▸ Task details:
Copy all lines in which the word "seaborn" can be found.

(Rows from a dataset)
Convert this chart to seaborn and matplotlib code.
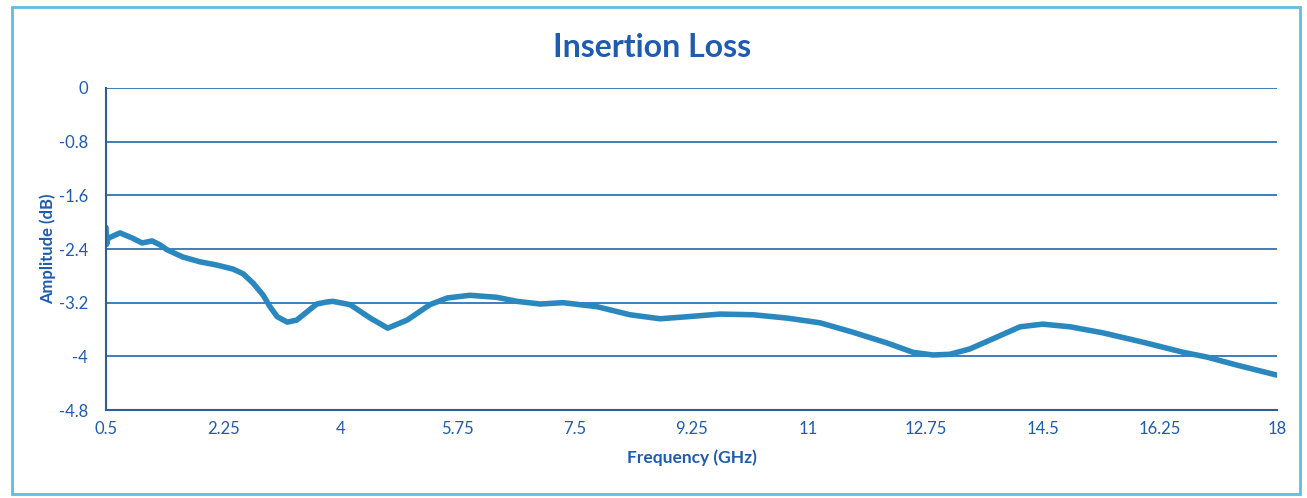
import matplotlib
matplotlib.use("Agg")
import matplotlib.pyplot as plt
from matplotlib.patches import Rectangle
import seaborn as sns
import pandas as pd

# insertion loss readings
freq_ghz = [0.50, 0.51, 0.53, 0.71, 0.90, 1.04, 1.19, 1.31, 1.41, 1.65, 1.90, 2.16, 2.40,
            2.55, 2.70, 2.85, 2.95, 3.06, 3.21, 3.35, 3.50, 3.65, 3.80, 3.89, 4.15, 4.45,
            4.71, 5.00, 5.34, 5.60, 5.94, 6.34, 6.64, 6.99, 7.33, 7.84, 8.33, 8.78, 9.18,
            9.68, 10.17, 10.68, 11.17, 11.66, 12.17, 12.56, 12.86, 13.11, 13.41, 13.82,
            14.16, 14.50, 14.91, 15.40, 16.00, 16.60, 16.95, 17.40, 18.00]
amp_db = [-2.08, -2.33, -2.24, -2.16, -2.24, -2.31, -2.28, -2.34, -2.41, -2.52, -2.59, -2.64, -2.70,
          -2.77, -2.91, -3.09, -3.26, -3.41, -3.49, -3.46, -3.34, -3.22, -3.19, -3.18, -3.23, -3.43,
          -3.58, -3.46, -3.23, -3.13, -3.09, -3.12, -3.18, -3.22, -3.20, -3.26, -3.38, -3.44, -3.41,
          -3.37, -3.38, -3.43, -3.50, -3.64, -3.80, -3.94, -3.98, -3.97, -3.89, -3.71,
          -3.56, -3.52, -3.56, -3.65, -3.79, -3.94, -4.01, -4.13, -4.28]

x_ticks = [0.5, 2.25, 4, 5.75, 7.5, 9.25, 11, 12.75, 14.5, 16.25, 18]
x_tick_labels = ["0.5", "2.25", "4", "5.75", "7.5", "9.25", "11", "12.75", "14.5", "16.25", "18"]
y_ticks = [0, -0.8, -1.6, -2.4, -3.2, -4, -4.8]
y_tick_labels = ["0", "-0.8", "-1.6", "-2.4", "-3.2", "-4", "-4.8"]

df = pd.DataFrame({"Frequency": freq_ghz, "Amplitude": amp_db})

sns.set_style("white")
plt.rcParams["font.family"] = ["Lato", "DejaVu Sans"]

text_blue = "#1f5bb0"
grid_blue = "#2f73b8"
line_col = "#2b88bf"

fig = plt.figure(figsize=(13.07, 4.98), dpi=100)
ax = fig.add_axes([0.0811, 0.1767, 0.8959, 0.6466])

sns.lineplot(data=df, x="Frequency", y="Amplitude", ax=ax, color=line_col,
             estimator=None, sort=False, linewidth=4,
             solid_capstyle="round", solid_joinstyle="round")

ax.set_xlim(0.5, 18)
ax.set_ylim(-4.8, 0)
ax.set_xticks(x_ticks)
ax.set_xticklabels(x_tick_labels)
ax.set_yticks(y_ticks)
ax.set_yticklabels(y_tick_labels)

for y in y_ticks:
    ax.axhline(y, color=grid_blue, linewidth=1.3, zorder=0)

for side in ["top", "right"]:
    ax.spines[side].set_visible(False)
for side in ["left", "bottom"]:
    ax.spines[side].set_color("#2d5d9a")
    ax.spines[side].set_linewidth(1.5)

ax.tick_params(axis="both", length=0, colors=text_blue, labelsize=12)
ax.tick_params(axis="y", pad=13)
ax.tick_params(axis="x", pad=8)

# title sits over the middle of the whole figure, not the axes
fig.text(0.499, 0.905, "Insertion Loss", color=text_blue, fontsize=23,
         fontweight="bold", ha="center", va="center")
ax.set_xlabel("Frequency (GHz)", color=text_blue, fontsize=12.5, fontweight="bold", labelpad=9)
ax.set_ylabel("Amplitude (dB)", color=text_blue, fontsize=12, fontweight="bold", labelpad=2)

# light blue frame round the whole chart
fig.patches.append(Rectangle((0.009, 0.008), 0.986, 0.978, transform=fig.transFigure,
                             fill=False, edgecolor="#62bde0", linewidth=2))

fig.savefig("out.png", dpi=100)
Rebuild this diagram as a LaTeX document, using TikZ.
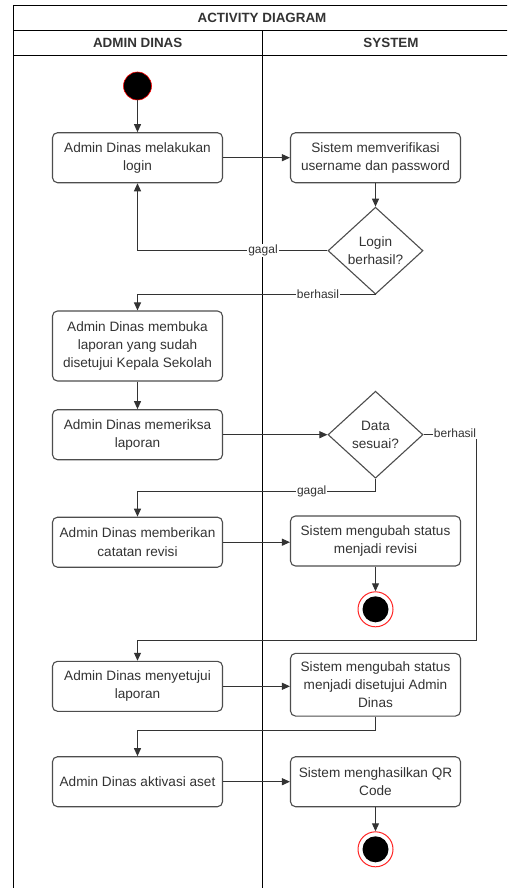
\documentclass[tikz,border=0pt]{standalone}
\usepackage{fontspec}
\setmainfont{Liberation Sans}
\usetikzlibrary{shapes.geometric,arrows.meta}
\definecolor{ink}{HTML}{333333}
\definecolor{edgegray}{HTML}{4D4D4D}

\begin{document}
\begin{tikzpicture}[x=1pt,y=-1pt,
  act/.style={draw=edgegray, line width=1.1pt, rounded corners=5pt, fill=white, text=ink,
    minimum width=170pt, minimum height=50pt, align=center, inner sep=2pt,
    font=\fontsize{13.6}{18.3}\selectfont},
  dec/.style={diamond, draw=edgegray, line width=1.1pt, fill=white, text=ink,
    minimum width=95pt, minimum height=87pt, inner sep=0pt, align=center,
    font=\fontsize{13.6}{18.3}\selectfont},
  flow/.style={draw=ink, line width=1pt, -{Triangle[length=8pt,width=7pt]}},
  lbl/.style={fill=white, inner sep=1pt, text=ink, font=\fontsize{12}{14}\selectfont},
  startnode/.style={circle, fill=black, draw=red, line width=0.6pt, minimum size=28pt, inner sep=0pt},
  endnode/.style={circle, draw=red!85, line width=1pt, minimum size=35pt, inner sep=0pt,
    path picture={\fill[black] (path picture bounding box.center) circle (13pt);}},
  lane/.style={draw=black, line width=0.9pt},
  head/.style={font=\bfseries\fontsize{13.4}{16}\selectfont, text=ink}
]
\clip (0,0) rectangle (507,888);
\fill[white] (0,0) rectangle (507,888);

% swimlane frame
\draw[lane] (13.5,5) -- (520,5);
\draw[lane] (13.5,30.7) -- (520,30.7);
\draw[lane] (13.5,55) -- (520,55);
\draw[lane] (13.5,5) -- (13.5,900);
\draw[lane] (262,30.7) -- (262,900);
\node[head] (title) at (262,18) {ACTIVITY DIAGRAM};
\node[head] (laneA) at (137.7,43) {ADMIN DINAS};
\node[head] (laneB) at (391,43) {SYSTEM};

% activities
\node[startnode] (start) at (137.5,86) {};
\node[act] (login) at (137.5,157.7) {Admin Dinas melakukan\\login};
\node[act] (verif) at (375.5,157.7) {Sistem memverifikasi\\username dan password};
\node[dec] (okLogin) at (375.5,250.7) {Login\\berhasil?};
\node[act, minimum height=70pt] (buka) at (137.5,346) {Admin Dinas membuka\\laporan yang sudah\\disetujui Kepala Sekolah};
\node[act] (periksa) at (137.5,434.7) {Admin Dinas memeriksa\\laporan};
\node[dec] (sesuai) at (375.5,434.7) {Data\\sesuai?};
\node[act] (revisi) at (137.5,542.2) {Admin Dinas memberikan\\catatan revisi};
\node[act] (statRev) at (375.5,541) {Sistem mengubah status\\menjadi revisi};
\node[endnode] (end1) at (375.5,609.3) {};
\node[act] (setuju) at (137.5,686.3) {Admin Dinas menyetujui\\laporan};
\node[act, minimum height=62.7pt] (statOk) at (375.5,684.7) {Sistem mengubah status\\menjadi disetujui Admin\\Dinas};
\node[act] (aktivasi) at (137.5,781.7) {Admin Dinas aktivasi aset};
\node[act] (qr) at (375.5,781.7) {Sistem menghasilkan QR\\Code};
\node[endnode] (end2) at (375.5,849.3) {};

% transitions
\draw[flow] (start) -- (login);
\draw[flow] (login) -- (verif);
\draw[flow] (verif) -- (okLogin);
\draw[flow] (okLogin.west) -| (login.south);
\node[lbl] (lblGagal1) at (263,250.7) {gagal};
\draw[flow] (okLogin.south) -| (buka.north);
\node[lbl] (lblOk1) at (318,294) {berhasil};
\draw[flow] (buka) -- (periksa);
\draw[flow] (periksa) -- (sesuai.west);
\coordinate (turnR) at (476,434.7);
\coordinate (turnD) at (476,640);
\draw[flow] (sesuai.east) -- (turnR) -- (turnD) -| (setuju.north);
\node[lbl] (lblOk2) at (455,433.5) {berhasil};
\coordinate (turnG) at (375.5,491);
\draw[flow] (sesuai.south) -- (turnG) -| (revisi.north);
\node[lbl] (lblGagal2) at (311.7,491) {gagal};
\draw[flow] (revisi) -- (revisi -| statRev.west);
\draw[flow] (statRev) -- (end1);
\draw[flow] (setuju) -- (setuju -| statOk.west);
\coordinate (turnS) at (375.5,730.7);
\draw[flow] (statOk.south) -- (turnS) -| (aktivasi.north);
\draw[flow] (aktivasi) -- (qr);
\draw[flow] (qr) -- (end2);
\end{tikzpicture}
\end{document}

▸ Exercise result:
Convert this chart to seaborn and matplotlib code.
import seaborn as sns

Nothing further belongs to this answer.